▸ BRIEF: Repeat all of the material below exactly as written, images excluded.

▸ GIVEN INFORMATION:
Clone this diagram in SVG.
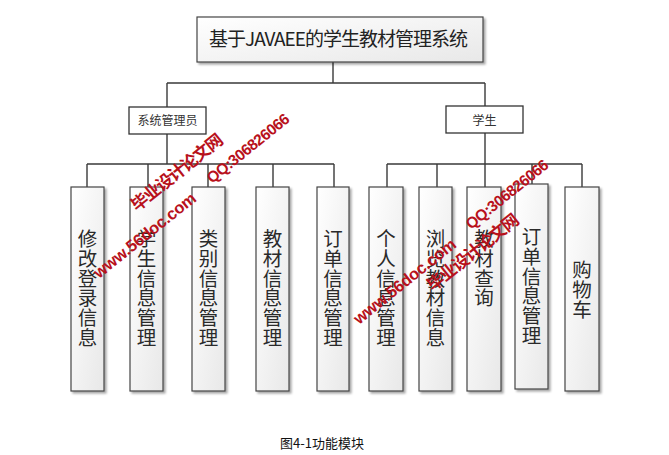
<svg xmlns="http://www.w3.org/2000/svg" width="669" height="455" viewBox="0 0 669 455">
<style>
.conn{fill:none;stroke:#3a3a3a;stroke-width:1.4}
.box{fill:url(#g);stroke:#454545;stroke-width:1.2;filter:url(#sh)}
.sub{fill:#fff;stroke:#333;stroke-width:1.3}
.leaf{font-family:"Noto Sans CJK SC",sans-serif;font-size:19.5px;fill:#2a2a2a;text-anchor:middle}
.subt{font-family:"Noto Sans CJK SC",sans-serif;font-size:12px;fill:#333;text-anchor:middle}
.wm{font-family:"Liberation Sans","Noto Sans CJK SC",sans-serif;font-weight:bold;fill:#b8111b}
</style>
<defs>
<linearGradient id="g" x1="0" y1="0" x2="1" y2="1">
<stop offset="0" stop-color="#ffffff"/>
<stop offset="1" stop-color="#e8e8e8"/>
</linearGradient>
<filter id="sh" x="-20%" y="-20%" width="150%" height="150%">
<feDropShadow dx="2" dy="2" stdDeviation="1.3" flood-color="#000" flood-opacity="0.35"/>
</filter>
</defs>
<rect width="669" height="455" fill="#fff"/>
<g id="connectors">
<path class="conn" d="M333 62V83M167 83H485M167 83V107M485 83V106"/>
<path class="conn" d="M167 134V164M87 164H334M87 164V187M148 164V187M208 164V187M273 164V187M334 164V187"/>
<path class="conn" d="M485 133V164M387 164H582M387 164V187M437 164V187M485 164V187M532 164V184M582 164V187"/>
</g>
<g id="root">
<rect class="box" x="197" y="17" width="286" height="45"/>
<text x="338.5" y="46" textLength="259" style="font-family:'Noto Sans CJK SC',sans-serif;font-size:19px;fill:#222;text-anchor:middle">基于JAVAEE的学生教材管理系统</text>
</g>
<g id="admin">
<rect class="sub" x="129" y="107" width="77" height="27"/>
<text class="subt" x="167.5" y="124.5">系统管理员</text>
</g>
<g id="student">
<rect class="sub" x="446" y="106" width="77" height="27"/>
<text class="subt" x="484.5" y="124.5">学生</text>
</g>
<g id="l1"><rect class="box" x="71" y="187" width="33" height="204"/>
<text class="leaf"><tspan x="87.5" y="246.2">修</tspan><tspan x="87.5" y="265.9">改</tspan><tspan x="87.5" y="285.6">登</tspan><tspan x="87.5" y="305.3">录</tspan><tspan x="87.5" y="325">信</tspan><tspan x="87.5" y="344.7">息</tspan></text></g>
<g id="l2"><rect class="box" x="130" y="187" width="33" height="204"/>
<text class="leaf"><tspan x="146.5" y="246.2">学</tspan><tspan x="146.5" y="265.9">生</tspan><tspan x="146.5" y="285.6">信</tspan><tspan x="146.5" y="305.3">息</tspan><tspan x="146.5" y="325">管</tspan><tspan x="146.5" y="344.7">理</tspan></text></g>
<g id="l3"><rect class="box" x="192" y="187" width="33" height="204"/>
<text class="leaf"><tspan x="208.5" y="246.2">类</tspan><tspan x="208.5" y="265.9">别</tspan><tspan x="208.5" y="285.6">信</tspan><tspan x="208.5" y="305.3">息</tspan><tspan x="208.5" y="325">管</tspan><tspan x="208.5" y="344.7">理</tspan></text></g>
<g id="l4"><rect class="box" x="256" y="187" width="33" height="204"/>
<text class="leaf"><tspan x="272.5" y="246.2">教</tspan><tspan x="272.5" y="265.9">材</tspan><tspan x="272.5" y="285.6">信</tspan><tspan x="272.5" y="305.3">息</tspan><tspan x="272.5" y="325">管</tspan><tspan x="272.5" y="344.7">理</tspan></text></g>
<g id="l5"><rect class="box" x="317" y="187" width="32" height="204"/>
<text class="leaf"><tspan x="333" y="246.2">订</tspan><tspan x="333" y="265.9">单</tspan><tspan x="333" y="285.6">信</tspan><tspan x="333" y="305.3">息</tspan><tspan x="333" y="325">管</tspan><tspan x="333" y="344.7">理</tspan></text></g>
<g id="r1"><rect class="box" x="369" y="187" width="34" height="204"/>
<text class="leaf"><tspan x="386" y="246.2">个</tspan><tspan x="386" y="265.9">人</tspan><tspan x="386" y="285.6">信</tspan><tspan x="386" y="305.3">息</tspan><tspan x="386" y="325">管</tspan><tspan x="386" y="344.7">理</tspan></text></g>
<g id="r2"><rect class="box" x="419" y="187" width="33" height="204"/>
<text class="leaf"><tspan x="435.5" y="246.2">浏</tspan><tspan x="435.5" y="265.9">览</tspan><tspan x="435.5" y="285.6">教</tspan><tspan x="435.5" y="305.3">材</tspan><tspan x="435.5" y="325">信</tspan><tspan x="435.5" y="344.7">息</tspan></text></g>
<g id="r3"><rect class="box" x="467" y="187" width="34" height="204"/>
<text class="leaf"><tspan x="484" y="246.2">教</tspan><tspan x="484" y="265.9">材</tspan><tspan x="484" y="285.6">查</tspan><tspan x="484" y="305.3">询</tspan></text></g>
<g id="r4"><rect class="box" x="515" y="184" width="33" height="205"/>
<text class="leaf"><tspan x="531.5" y="244.2">订</tspan><tspan x="531.5" y="263.9">单</tspan><tspan x="531.5" y="283.6">信</tspan><tspan x="531.5" y="303.3">息</tspan><tspan x="531.5" y="323">管</tspan><tspan x="531.5" y="342.7">理</tspan></text></g>
<g id="r5"><rect class="box" x="565" y="187" width="34" height="204"/>
<text class="leaf"><tspan x="582" y="277.2">购</tspan><tspan x="582" y="296.9">物</tspan><tspan x="582" y="316.6">车</tspan></text></g>
<text x="322" y="448" style="font-family:'Noto Sans CJK SC',sans-serif;font-size:13px;fill:#111;text-anchor:middle">图4-1功能模块</text>
<g id="watermarks">
<text class="wm" x="137" y="212" font-size="17" textLength="112" transform="rotate(-38.7 137 212)">毕业设计论文网</text>
<text class="wm" x="99" y="279" font-size="16.5" textLength="126" transform="rotate(-38.7 99 279)">www.56doc.com</text>
<text class="wm" x="212" y="184" font-size="15.5" textLength="101" transform="rotate(-38.7 212 184)">QQ:306826066</text>
<text class="wm" x="359" y="325" font-size="16.5" textLength="126" transform="rotate(-38.7 359 325)">www.56doc.com</text>
<text class="wm" x="433" y="292" font-size="17" textLength="112" transform="rotate(-38.7 433 292)">毕业设计论文网</text>
<text class="wm" x="471" y="230" font-size="15.5" textLength="101" transform="rotate(-38.7 471 230)">QQ:306826066</text>
</g>
</svg>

▸ TASK OUTPUT:
Clone this diagram in SVG.
<svg xmlns="http://www.w3.org/2000/svg" width="669" height="455" viewBox="0 0 669 455">
<style>
.conn{fill:none;stroke:#3a3a3a;stroke-width:1.4}
.box{fill:url(#g);stroke:#454545;stroke-width:1.2;filter:url(#sh)}
.sub{fill:#fff;stroke:#333;stroke-width:1.3}
.leaf{font-family:"Noto Sans CJK SC",sans-serif;font-size:19.5px;fill:#2a2a2a;text-anchor:middle}
.subt{font-family:"Noto Sans CJK SC",sans-serif;font-size:12px;fill:#333;text-anchor:middle}
.wm{font-family:"Liberation Sans","Noto Sans CJK SC",sans-serif;font-weight:bold;fill:#b8111b}
</style>
<defs>
<linearGradient id="g" x1="0" y1="0" x2="1" y2="1">
<stop offset="0" stop-color="#ffffff"/>
<stop offset="1" stop-color="#e8e8e8"/>
</linearGradient>
<filter id="sh" x="-20%" y="-20%" width="150%" height="150%">
<feDropShadow dx="2" dy="2" stdDeviation="1.3" flood-color="#000" flood-opacity="0.35"/>
</filter>
</defs>
<rect width="669" height="455" fill="#fff"/>
<g id="connectors">
<path class="conn" d="M333 62V83M167 83H485M167 83V107M485 83V106"/>
<path class="conn" d="M167 134V164M87 164H334M87 164V187M148 164V187M208 164V187M273 164V187M334 164V187"/>
<path class="conn" d="M485 133V164M387 164H582M387 164V187M437 164V187M485 164V187M532 164V184M582 164V187"/>
</g>
<g id="root">
<rect class="box" x="197" y="17" width="286" height="45"/>
<text x="338.5" y="46" textLength="259" style="font-family:'Noto Sans CJK SC',sans-serif;font-size:19px;fill:#222;text-anchor:middle">基于JAVAEE的学生教材管理系统</text>
</g>
<g id="admin">
<rect class="sub" x="129" y="107" width="77" height="27"/>
<text class="subt" x="167.5" y="124.5">系统管理员</text>
</g>
<g id="student">
<rect class="sub" x="446" y="106" width="77" height="27"/>
<text class="subt" x="484.5" y="124.5">学生</text>
</g>
<g id="l1"><rect class="box" x="71" y="187" width="33" height="204"/>
<text class="leaf"><tspan x="87.5" y="246.2">修</tspan><tspan x="87.5" y="265.9">改</tspan><tspan x="87.5" y="285.6">登</tspan><tspan x="87.5" y="305.3">录</tspan><tspan x="87.5" y="325">信</tspan><tspan x="87.5" y="344.7">息</tspan></text></g>
<g id="l2"><rect class="box" x="130" y="187" width="33" height="204"/>
<text class="leaf"><tspan x="146.5" y="246.2">学</tspan><tspan x="146.5" y="265.9">生</tspan><tspan x="146.5" y="285.6">信</tspan><tspan x="146.5" y="305.3">息</tspan><tspan x="146.5" y="325">管</tspan><tspan x="146.5" y="344.7">理</tspan></text></g>
<g id="l3"><rect class="box" x="192" y="187" width="33" height="204"/>
<text class="leaf"><tspan x="208.5" y="246.2">类</tspan><tspan x="208.5" y="265.9">别</tspan><tspan x="208.5" y="285.6">信</tspan><tspan x="208.5" y="305.3">息</tspan><tspan x="208.5" y="325">管</tspan><tspan x="208.5" y="344.7">理</tspan></text></g>
<g id="l4"><rect class="box" x="256" y="187" width="33" height="204"/>
<text class="leaf"><tspan x="272.5" y="246.2">教</tspan><tspan x="272.5" y="265.9">材</tspan><tspan x="272.5" y="285.6">信</tspan><tspan x="272.5" y="305.3">息</tspan><tspan x="272.5" y="325">管</tspan><tspan x="272.5" y="344.7">理</tspan></text></g>
<g id="l5"><rect class="box" x="317" y="187" width="32" height="204"/>
<text class="leaf"><tspan x="333" y="246.2">订</tspan><tspan x="333" y="265.9">单</tspan><tspan x="333" y="285.6">信</tspan><tspan x="333" y="305.3">息</tspan><tspan x="333" y="325">管</tspan><tspan x="333" y="344.7">理</tspan></text></g>
<g id="r1"><rect class="box" x="369" y="187" width="34" height="204"/>
<text class="leaf"><tspan x="386" y="246.2">个</tspan><tspan x="386" y="265.9">人</tspan><tspan x="386" y="285.6">信</tspan><tspan x="386" y="305.3">息</tspan><tspan x="386" y="325">管</tspan><tspan x="386" y="344.7">理</tspan></text></g>
<g id="r2"><rect class="box" x="419" y="187" width="33" height="204"/>
<text class="leaf"><tspan x="435.5" y="246.2">浏</tspan><tspan x="435.5" y="265.9">览</tspan><tspan x="435.5" y="285.6">教</tspan><tspan x="435.5" y="305.3">材</tspan><tspan x="435.5" y="325">信</tspan><tspan x="435.5" y="344.7">息</tspan></text></g>
<g id="r3"><rect class="box" x="467" y="187" width="34" height="204"/>
<text class="leaf"><tspan x="484" y="246.2">教</tspan><tspan x="484" y="265.9">材</tspan><tspan x="484" y="285.6">查</tspan><tspan x="484" y="305.3">询</tspan></text></g>
<g id="r4"><rect class="box" x="515" y="184" width="33" height="205"/>
<text class="leaf"><tspan x="531.5" y="244.2">订</tspan><tspan x="531.5" y="263.9">单</tspan><tspan x="531.5" y="283.6">信</tspan><tspan x="531.5" y="303.3">息</tspan><tspan x="531.5" y="323">管</tspan><tspan x="531.5" y="342.7">理</tspan></text></g>
<g id="r5"><rect class="box" x="565" y="187" width="34" height="204"/>
<text class="leaf"><tspan x="582" y="277.2">购</tspan><tspan x="582" y="296.9">物</tspan><tspan x="582" y="316.6">车</tspan></text></g>
<text x="322" y="448" style="font-family:'Noto Sans CJK SC',sans-serif;font-size:13px;fill:#111;text-anchor:middle">图4-1功能模块</text>
<g id="watermarks">
<text class="wm" x="137" y="212" font-size="17" textLength="112" transform="rotate(-38.7 137 212)">毕业设计论文网</text>
<text class="wm" x="99" y="279" font-size="16.5" textLength="126" transform="rotate(-38.7 99 279)">www.56doc.com</text>
<text class="wm" x="212" y="184" font-size="15.5" textLength="101" transform="rotate(-38.7 212 184)">QQ:306826066</text>
<text class="wm" x="359" y="325" font-size="16.5" textLength="126" transform="rotate(-38.7 359 325)">www.56doc.com</text>
<text class="wm" x="433" y="292" font-size="17" textLength="112" transform="rotate(-38.7 433 292)">毕业设计论文网</text>
<text class="wm" x="471" y="230" font-size="15.5" textLength="101" transform="rotate(-38.7 471 230)">QQ:306826066</text>
</g>
</svg>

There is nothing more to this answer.